Ali V (ʿAlī bin Ibrāhīm), called Ali Minargema and Ali Delatumi, (Note: Also spelled Ali Dalatumi.) was the last mai of the Kanem–Bornu Empire, ruling in 1846. Ali was installed as mai by the Wadai Sultanate during a power struggle with shehu Umar Kura over control of the empire. His defeat and death was followed by Umar Kura abolishing the office of mai, which had existed for over a thousand years, and assuming sole power over the empire.

== Life ==
Ali was a son of mai Ibrahim IV Lefiami. His mother was named Delatu (or Dalatu). Ibrahim served as a puppet ruler of the Kanem–Bornu Empire under the shehu Umar Kura and was killed in a civil war while he was attempting to restore the traditional power of the mai. Ibrahim had been supported in the conflict by the Wadai Sultanate. After Ibrahim's death, the Wadai forces proclaimed Ali as the new mai and installed him at Kukawa. Kukawa was the shehu's capital, which the Wadai forces had captured and devastated in the aftermath of Ibrahim's death.

Umar Kura fled north-west to join forces with his brother, 'Abd ar-Rahman. When the armies of Umar Kura and 'Abd ar-Rahman advanced to recapture Kukawa, the Wadai forces abandoned Ali and fled. Ali was left with only a small number of supporters, about 1,000 spearmen and 1,000 swordsmen, most of whom were of Kanembu Sugurti origin. After only 40 days in power, (Note: Richmond Palmer, a later British colonial supervisor in Nigeria, gave Ali's reign as 40 days. Other authors do not provide a number.) Ali engaged Umar Kura and 'Abd ar-Rahman's army in battle at Minarge, near the Yobe River. Umar Kura and 'Abd ar-Rahman quickly won the battle. Ali and many of his supporters were killed while retreating. Ali's body was thrown among the "fan-palms" of Minarge. The name Minargema is derived from the site of Ali's defeat. In later orally recited histories of the mais of Kanem–Bornu, Ali was remembered as "more brave than fire".

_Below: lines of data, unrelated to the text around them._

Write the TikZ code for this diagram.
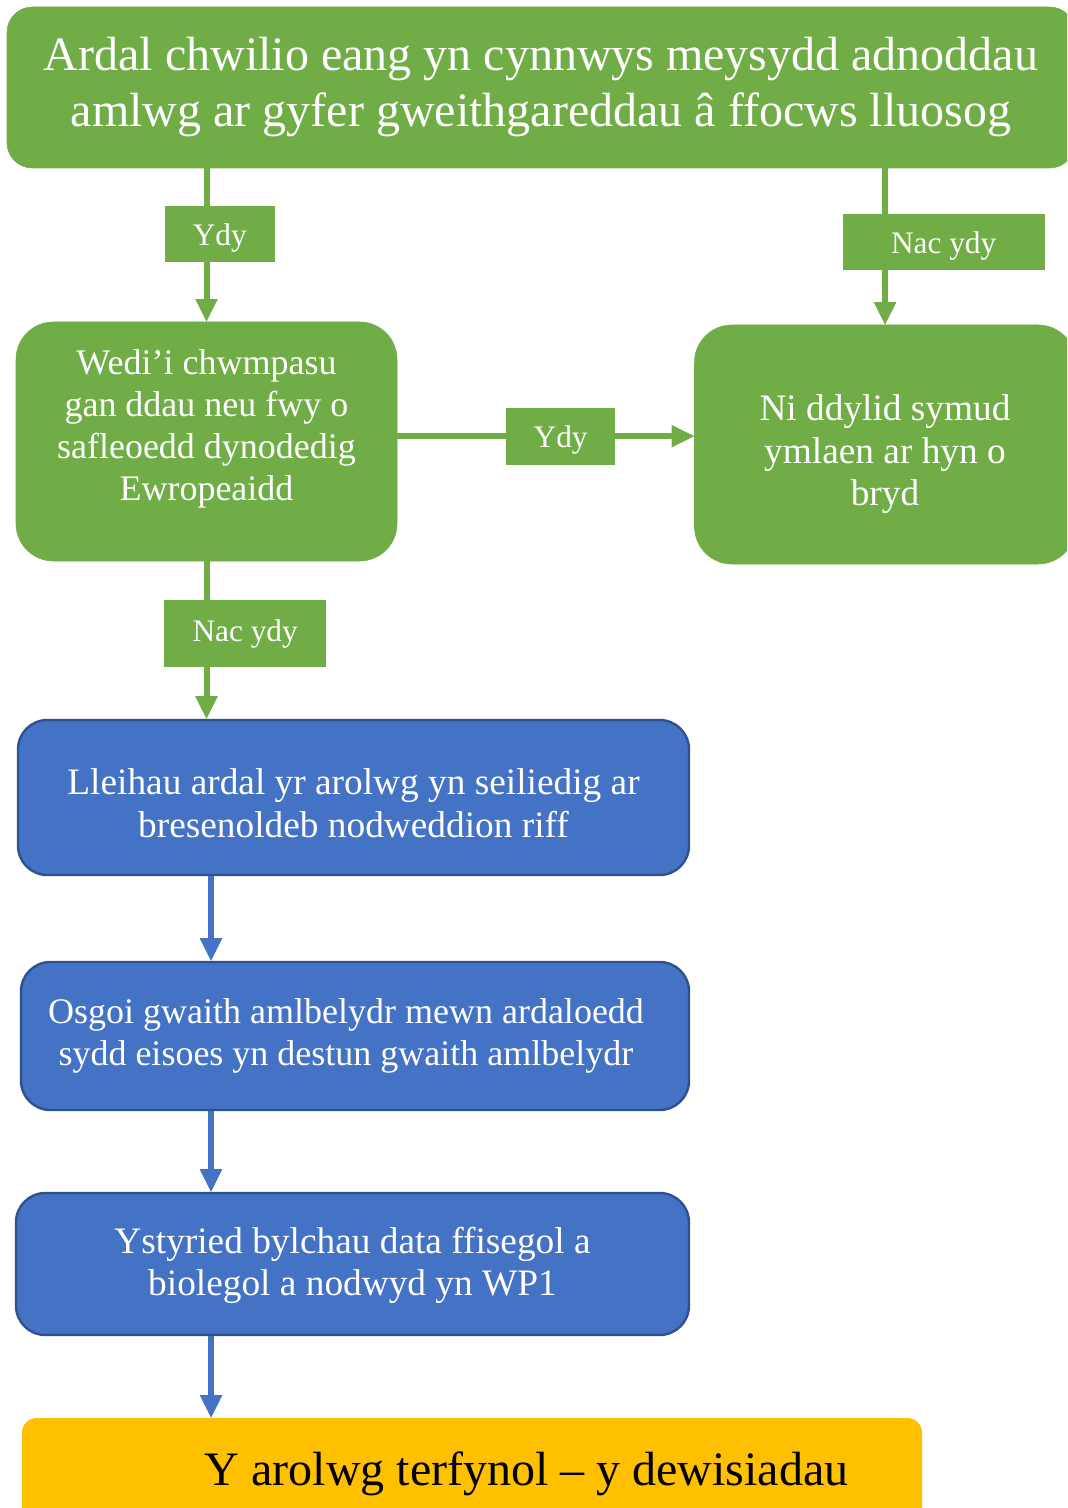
\documentclass[tikz,border=0pt]{standalone}
\usepackage{fontspec}
\setmainfont{Liberation Serif}
\usetikzlibrary{arrows.meta}
\definecolor{leafgreen}{HTML}{70AD47}
\definecolor{boxblue}{HTML}{4472C4}
\definecolor{edgeblue}{HTML}{2F528F}
\definecolor{gold}{HTML}{FFC000}
% lines of a box, raised or lowered inside it
\newcommand{\lifted}[2]{\raisebox{#1}[\height][\depth]{\begin{tabular}{@{}c@{}}#2\end{tabular}}}
\tikzset{
    greenbox/.style={
        fill=leafgreen, draw=leafgreen, text=white,
        rounded corners=28pt, inner sep=0pt,
        minimum width=285.75pt, minimum height=179.25pt,
        font=\fontsize{27}{31.5}\selectfont
    },
    bluebox/.style={
        fill=boxblue, draw=edgeblue, line width=1.8pt, text=white,
        rounded corners=22pt, inner sep=0pt,
        font=\fontsize{28}{32}\selectfont
    },
    tag/.style={
        fill=leafgreen, text=white, inner sep=0pt,
        font=\fontsize{23.5}{26}\selectfont
    },
    garrow/.style={
        draw=leafgreen, line width=4.5pt,
        -{Triangle[width=17pt,length=17pt,line width=0pt]}
    },
    barrow/.style={
        draw=boxblue, line width=4.5pt,
        -{Triangle[width=17pt,length=17pt,line width=0pt]}
    }
}

\begin{document}
\begin{tikzpicture}[x=0.75pt, y=-0.75pt]
\useasboundingbox (0,0) rectangle (1067,1508);
\clip (0,0) rectangle (1067,1508);

% green decision boxes:
\node[greenbox, align=center, rounded corners=19pt, minimum width=801pt, minimum height=120.75pt,
  font=\fontsize{36}{42}\selectfont] (area) at (541,87.5)
  {Ardal chwilio eang yn cynnwys meysydd adnoddau\\amlwg ar gyfer gweithgareddau â ffocws lluosog};
\node[greenbox] (sites) at (206.5,441.5)
  {\lifted{9pt}{Wedi’i chwmpasu\\gan ddau neu fwy o\\safleoedd dynodedig\\Ewropeaidd}};
\node[greenbox, font=\fontsize{28}{32}\selectfont] (halt) at (885,444.5)
  {\lifted{-7.5pt}{Ni ddylid symud\\ymlaen ar hyn o\\bryd}};

% blue steps:
\node[bluebox, minimum width=503.25pt, minimum height=116.25pt] (reduce) at (353.5,797.5)
  {\lifted{-7.5pt}{Lleihau ardal yr arolwg yn seiliedig ar\\bresenoldeb nodweddion riff}};
\node[bluebox, minimum width=501pt, minimum height=111pt, font=\fontsize{27}{32}\selectfont] (avoid) at (355,1036)
  {\lifted{0pt}{Osgoi gwaith amlbelydr mewn ardaloedd\\sydd eisoes yn destun gwaith amlbelydr}\hspace*{13.5pt}};
\node[bluebox, minimum width=504.75pt, minimum height=106.5pt] (gaps) at (352.5,1264)
  {\lifted{-1.5pt}{Ystyried bylchau data ffisegol a\\biolegol a nodwyd yn WP1}};
\node[fill=gold, rounded corners=11pt, inner sep=0pt, minimum width=675pt, minimum height=84pt,
  font=\fontsize{36}{42}\selectfont] (final) at (472,1474)
  {\hspace*{82pt}Y arolwg terfynol – y dewisiadau};

\coordinate (lane) at (211,0);

% yes / no branches:
\draw[garrow] (sites.north |- area.south) -- (sites.north)
  node[tag, pos=.43, xshift=10pt, minimum width=82.5pt, minimum height=42pt]
  {\raisebox{-3pt}[\height][\depth]{Ydy}};
\draw[garrow] (halt.north |- area.south) -- (halt.north)
  node[tag, pos=.47, xshift=44pt, minimum width=151.5pt, minimum height=42pt]
  {\raisebox{-3pt}[\height][\depth]{Nac ydy}};
\draw[garrow] ([yshift=4pt]sites.east) -- ([yshift=4pt]sites.east -| halt.west)
  node[tag, pos=.55, minimum width=82pt, minimum height=43pt]
  {\raisebox{-3pt}[\height][\depth]{Ydy}};
\draw[garrow] (sites.south) -- (sites.south |- reduce.north)
  node[tag, pos=.46, xshift=29pt, minimum width=121.5pt, minimum height=50pt] {Nac ydy};

\draw[barrow] (reduce.south -| lane) -- (avoid.north -| lane);
\draw[barrow] (avoid.south -| lane) -- (gaps.north -| lane);
\draw[barrow] (gaps.south -| lane) -- (final.north -| lane);

\end{tikzpicture}
\end{document}
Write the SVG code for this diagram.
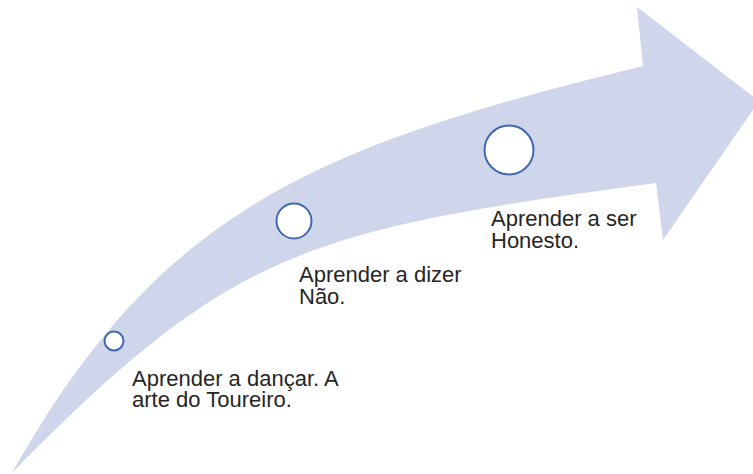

In the aftermath of Ali's death, Umar Kura abolished the office of mai and assumed sole power over the empire. In order to assert his power, Umar Kura destroyed Kafela, which had served as the seat of the mais since 1813, and had many members of the royal family (the Sayfawa dynasty, ruling for almost eight centuries) killed. Survivors of the royal family either fled from the country or were forced to swear allegiance to the shehu.